** Data block **
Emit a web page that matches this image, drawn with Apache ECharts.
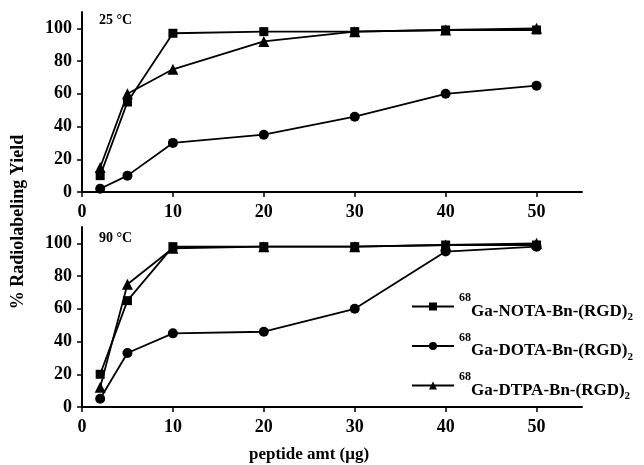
<!DOCTYPE html>
<html>
<head>
<meta charset="utf-8">
<script src="https://cdn.jsdelivr.net/npm/echarts@6/dist/echarts.min.js"></script>
<style>html,body{margin:0;padding:0;background:#fff;}#c{width:644px;height:465px;}</style>
</head>
<body>
<div id="c"></div>
<script>
var xValues = [2, 5, 10, 20, 30, 40, 50];
var xTicks = [0, 10, 20, 30, 40, 50];
var yTicks = [0, 20, 40, 60, 80, 100];
// 25 °C panel
var nota25 = [10, 55, 97, 98, 98, 99, 99];
var dota25 = [2, 10, 30, 35, 46, 60, 65];
var dtpa25 = [15, 60, 75, 92, 98, 99, 100];
// 90 °C panel
var nota90 = [20, 65, 98, 98, 98, 99, 99];
var dota90 = [5, 33, 45, 46, 60, 95, 98];
var dtpa90 = [12, 75, 97, 98, 98, 99, 100];
var panelLabels = ['25 °C', '90 °C'];
var seriesNames = ['NOTA', 'DOTA', 'DTPA'];
var legendLabels = {
  NOTA: '{sup|68}{main|Ga-NOTA-Bn-(RGD)}{sub|2}',
  DOTA: '{sup|68}{main|Ga-DOTA-Bn-(RGD)}{sub|2}',
  DTPA: '{sup|68}{main|Ga-DTPA-Bn-(RGD)}{sub|2}'
};
var xTitle = 'peptide amt (μg)';
var yTitle = '% Radiolabeling Yield';

var FONT = '"Liberation Serif", "DejaVu Serif", serif';
function pairs(ys) { return xValues.map(function (x, i) { return [x, ys[i]]; }); }

function xAxis(idx) {
  return {
    type: 'value', gridIndex: idx, min: 0, max: 55, interval: 10,
    axisLine: { lineStyle: { color: '#000', width: 2 } },
    axisTick: { show: true, length: 5, lineStyle: { color: '#000', width: 1.5 },
      customValues: xTicks },
    axisLabel: { color: '#000', fontFamily: FONT, fontWeight: 'bold', fontSize: 18, margin: 11,
      customValues: xTicks },
    splitLine: { show: false }
  };
}
function yAxis(idx) {
  return {
    type: 'value', gridIndex: idx, min: 0, max: 110, interval: 20,
    axisLine: { show: true, lineStyle: { color: '#000', width: 2 } },
    axisTick: { show: true, length: 5, lineStyle: { color: '#000', width: 1.5 },
      customValues: yTicks },
    axisLabel: { color: '#000', fontFamily: FONT, fontWeight: 'bold', fontSize: 18, margin: 10,
      customValues: yTicks },
    splitLine: { show: false }
  };
}
var symbols = { NOTA: ['rect', 9], DOTA: ['circle', 10], DTPA: ['triangle', 11] };
function mkSeries(name, ys, idx) {
  return {
    name: name, type: 'line', xAxisIndex: idx, yAxisIndex: idx,
    data: pairs(ys), symbol: symbols[name][0], symbolSize: symbols[name][1],
    itemStyle: { color: '#000' }, lineStyle: { color: '#000', width: 1.8 },
    emphasis: { disabled: true }, animation: false
  };
}

var chart = echarts.init(document.getElementById('c'), null, { renderer: 'canvas' });
chart.setOption({
  backgroundColor: '#fff',
  animation: false,
  grid: [
    { left: 82, top: 12, width: 500, height: 180 },
    { left: 82, top: 227, width: 500, height: 180 }
  ],
  xAxis: [xAxis(0), xAxis(1)],
  yAxis: [yAxis(0), yAxis(1)],
  legend: {
    orient: 'vertical', left: 411, top: 290, itemGap: 6.5, padding: 0,
    itemWidth: 42, itemHeight: 10,
    data: seriesNames,
    formatter: function (n) { return legendLabels[n]; },
    textStyle: {
      color: '#000', fontFamily: FONT, fontWeight: 'bold', fontSize: 17,
      rich: {
        sup: { fontFamily: FONT, fontWeight: 'bold', fontSize: 12, verticalAlign: 'top', lineHeight: 33, padding: [2, 0, 0, 0] },
        main: { fontFamily: FONT, fontWeight: 'bold', fontSize: 17, verticalAlign: 'middle', lineHeight: 33, padding: [10, 0, 0, 0] },
        sub: { fontFamily: FONT, fontWeight: 'bold', fontSize: 11, verticalAlign: 'bottom', lineHeight: 33 }
      }
    }
  },
  graphic: [
    { type: 'text', left: 99, top: 13, style: { text: panelLabels[0], font: 'bold 14px ' + FONT, fill: '#000' } },
    { type: 'text', left: 99, top: 231, style: { text: panelLabels[1], font: 'bold 14px ' + FONT, fill: '#000' } },
    { type: 'text', x: 309, y: 455, style: { text: xTitle, font: 'bold 17px ' + FONT, fill: '#000', align: 'center', verticalAlign: 'middle' } },
    { type: 'text', x: 18, y: 222, rotation: Math.PI / 2, style: { text: yTitle, font: 'bold 18px ' + FONT, fill: '#000', align: 'center', verticalAlign: 'middle' } }
  ],
  series: [
    mkSeries('NOTA', nota25, 0), mkSeries('DOTA', dota25, 0), mkSeries('DTPA', dtpa25, 0),
    mkSeries('NOTA', nota90, 1), mkSeries('DOTA', dota90, 1), mkSeries('DTPA', dtpa90, 1)
  ]
});
</script>
</body>
</html>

** To be done **
Repeat the listing verbatim. Skip the pictures.

** Expected output **
Emit a web page that matches this image, drawn with Apache ECharts.
<!DOCTYPE html>
<html>
<head>
<meta charset="utf-8">
<script src="https://cdn.jsdelivr.net/npm/echarts@6/dist/echarts.min.js"></script>
<style>html,body{margin:0;padding:0;background:#fff;}#c{width:644px;height:465px;}</style>
</head>
<body>
<div id="c"></div>
<script>
var xValues = [2, 5, 10, 20, 30, 40, 50];
var xTicks = [0, 10, 20, 30, 40, 50];
var yTicks = [0, 20, 40, 60, 80, 100];
// 25 °C panel
var nota25 = [10, 55, 97, 98, 98, 99, 99];
var dota25 = [2, 10, 30, 35, 46, 60, 65];
var dtpa25 = [15, 60, 75, 92, 98, 99, 100];
// 90 °C panel
var nota90 = [20, 65, 98, 98, 98, 99, 99];
var dota90 = [5, 33, 45, 46, 60, 95, 98];
var dtpa90 = [12, 75, 97, 98, 98, 99, 100];
var panelLabels = ['25 °C', '90 °C'];
var seriesNames = ['NOTA', 'DOTA', 'DTPA'];
var legendLabels = {
  NOTA: '{sup|68}{main|Ga-NOTA-Bn-(RGD)}{sub|2}',
  DOTA: '{sup|68}{main|Ga-DOTA-Bn-(RGD)}{sub|2}',
  DTPA: '{sup|68}{main|Ga-DTPA-Bn-(RGD)}{sub|2}'
};
var xTitle = 'peptide amt (μg)';
var yTitle = '% Radiolabeling Yield';

var FONT = '"Liberation Serif", "DejaVu Serif", serif';
function pairs(ys) { return xValues.map(function (x, i) { return [x, ys[i]]; }); }

function xAxis(idx) {
  return {
    type: 'value', gridIndex: idx, min: 0, max: 55, interval: 10,
    axisLine: { lineStyle: { color: '#000', width: 2 } },
    axisTick: { show: true, length: 5, lineStyle: { color: '#000', width: 1.5 },
      customValues: xTicks },
    axisLabel: { color: '#000', fontFamily: FONT, fontWeight: 'bold', fontSize: 18, margin: 11,
      customValues: xTicks },
    splitLine: { show: false }
  };
}
function yAxis(idx) {
  return {
    type: 'value', gridIndex: idx, min: 0, max: 110, interval: 20,
    axisLine: { show: true, lineStyle: { color: '#000', width: 2 } },
    axisTick: { show: true, length: 5, lineStyle: { color: '#000', width: 1.5 },
      customValues: yTicks },
    axisLabel: { color: '#000', fontFamily: FONT, fontWeight: 'bold', fontSize: 18, margin: 10,
      customValues: yTicks },
    splitLine: { show: false }
  };
}
var symbols = { NOTA: ['rect', 9], DOTA: ['circle', 10], DTPA: ['triangle', 11] };
function mkSeries(name, ys, idx) {
  return {
    name: name, type: 'line', xAxisIndex: idx, yAxisIndex: idx,
    data: pairs(ys), symbol: symbols[name][0], symbolSize: symbols[name][1],
    itemStyle: { color: '#000' }, lineStyle: { color: '#000', width: 1.8 },
    emphasis: { disabled: true }, animation: false
  };
}

var chart = echarts.init(document.getElementById('c'), null, { renderer: 'canvas' });
chart.setOption({
  backgroundColor: '#fff',
  animation: false,
  grid: [
    { left: 82, top: 12, width: 500, height: 180 },
    { left: 82, top: 227, width: 500, height: 180 }
  ],
  xAxis: [xAxis(0), xAxis(1)],
  yAxis: [yAxis(0), yAxis(1)],
  legend: {
    orient: 'vertical', left: 411, top: 290, itemGap: 6.5, padding: 0,
    itemWidth: 42, itemHeight: 10,
    data: seriesNames,
    formatter: function (n) { return legendLabels[n]; },
    textStyle: {
      color: '#000', fontFamily: FONT, fontWeight: 'bold', fontSize: 17,
      rich: {
        sup: { fontFamily: FONT, fontWeight: 'bold', fontSize: 12, verticalAlign: 'top', lineHeight: 33, padding: [2, 0, 0, 0] },
        main: { fontFamily: FONT, fontWeight: 'bold', fontSize: 17, verticalAlign: 'middle', lineHeight: 33, padding: [10, 0, 0, 0] },
        sub: { fontFamily: FONT, fontWeight: 'bold', fontSize: 11, verticalAlign: 'bottom', lineHeight: 33 }
      }
    }
  },
  graphic: [
    { type: 'text', left: 99, top: 13, style: { text: panelLabels[0], font: 'bold 14px ' + FONT, fill: '#000' } },
    { type: 'text', left: 99, top: 231, style: { text: panelLabels[1], font: 'bold 14px ' + FONT, fill: '#000' } },
    { type: 'text', x: 309, y: 455, style: { text: xTitle, font: 'bold 17px ' + FONT, fill: '#000', align: 'center', verticalAlign: 'middle' } },
    { type: 'text', x: 18, y: 222, rotation: Math.PI / 2, style: { text: yTitle, font: 'bold 18px ' + FONT, fill: '#000', align: 'center', verticalAlign: 'middle' } }
  ],
  series: [
    mkSeries('NOTA', nota25, 0), mkSeries('DOTA', dota25, 0), mkSeries('DTPA', dtpa25, 0),
    mkSeries('NOTA', nota90, 1), mkSeries('DOTA', dota90, 1), mkSeries('DTPA', dtpa90, 1)
  ]
});
</script>
</body>
</html>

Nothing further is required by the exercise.